--- START OF Data extract ---
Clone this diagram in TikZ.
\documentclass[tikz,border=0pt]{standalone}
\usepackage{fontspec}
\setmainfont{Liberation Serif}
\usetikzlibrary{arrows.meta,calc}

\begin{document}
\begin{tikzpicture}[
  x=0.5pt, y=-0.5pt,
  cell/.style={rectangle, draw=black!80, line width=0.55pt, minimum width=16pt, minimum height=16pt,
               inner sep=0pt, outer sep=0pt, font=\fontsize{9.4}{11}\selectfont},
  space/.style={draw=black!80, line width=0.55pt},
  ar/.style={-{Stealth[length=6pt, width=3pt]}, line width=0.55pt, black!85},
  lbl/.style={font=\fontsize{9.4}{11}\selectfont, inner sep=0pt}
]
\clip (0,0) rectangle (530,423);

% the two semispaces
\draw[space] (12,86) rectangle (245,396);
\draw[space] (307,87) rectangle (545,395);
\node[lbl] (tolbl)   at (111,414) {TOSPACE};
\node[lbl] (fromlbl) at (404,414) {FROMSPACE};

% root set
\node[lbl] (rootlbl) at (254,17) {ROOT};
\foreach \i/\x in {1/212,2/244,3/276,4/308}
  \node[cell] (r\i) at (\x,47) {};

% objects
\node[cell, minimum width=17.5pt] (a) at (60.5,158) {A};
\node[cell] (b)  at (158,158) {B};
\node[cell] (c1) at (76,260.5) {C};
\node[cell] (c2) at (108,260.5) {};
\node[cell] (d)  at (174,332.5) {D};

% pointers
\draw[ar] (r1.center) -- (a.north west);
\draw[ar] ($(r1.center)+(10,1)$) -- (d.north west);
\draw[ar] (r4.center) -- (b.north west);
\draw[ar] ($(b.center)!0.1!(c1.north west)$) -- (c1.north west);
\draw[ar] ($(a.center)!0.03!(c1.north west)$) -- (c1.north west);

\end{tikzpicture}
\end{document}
--- END OF Data extract ---
• _Exercise objective_: Print the complete listing again, exactly as it stands.

• _Output for this exercise_:
Clone this diagram in TikZ.
\documentclass[tikz,border=0pt]{standalone}
\usepackage{fontspec}
\setmainfont{Liberation Serif}
\usetikzlibrary{arrows.meta,calc}

\begin{document}
\begin{tikzpicture}[
  x=0.5pt, y=-0.5pt,
  cell/.style={rectangle, draw=black!80, line width=0.55pt, minimum width=16pt, minimum height=16pt,
               inner sep=0pt, outer sep=0pt, font=\fontsize{9.4}{11}\selectfont},
  space/.style={draw=black!80, line width=0.55pt},
  ar/.style={-{Stealth[length=6pt, width=3pt]}, line width=0.55pt, black!85},
  lbl/.style={font=\fontsize{9.4}{11}\selectfont, inner sep=0pt}
]
\clip (0,0) rectangle (530,423);

% the two semispaces
\draw[space] (12,86) rectangle (245,396);
\draw[space] (307,87) rectangle (545,395);
\node[lbl] (tolbl)   at (111,414) {TOSPACE};
\node[lbl] (fromlbl) at (404,414) {FROMSPACE};

% root set
\node[lbl] (rootlbl) at (254,17) {ROOT};
\foreach \i/\x in {1/212,2/244,3/276,4/308}
  \node[cell] (r\i) at (\x,47) {};

% objects
\node[cell, minimum width=17.5pt] (a) at (60.5,158) {A};
\node[cell] (b)  at (158,158) {B};
\node[cell] (c1) at (76,260.5) {C};
\node[cell] (c2) at (108,260.5) {};
\node[cell] (d)  at (174,332.5) {D};

% pointers
\draw[ar] (r1.center) -- (a.north west);
\draw[ar] ($(r1.center)+(10,1)$) -- (d.north west);
\draw[ar] (r4.center) -- (b.north west);
\draw[ar] ($(b.center)!0.1!(c1.north west)$) -- (c1.north west);
\draw[ar] ($(a.center)!0.03!(c1.north west)$) -- (c1.north west);

\end{tikzpicture}
\end{document}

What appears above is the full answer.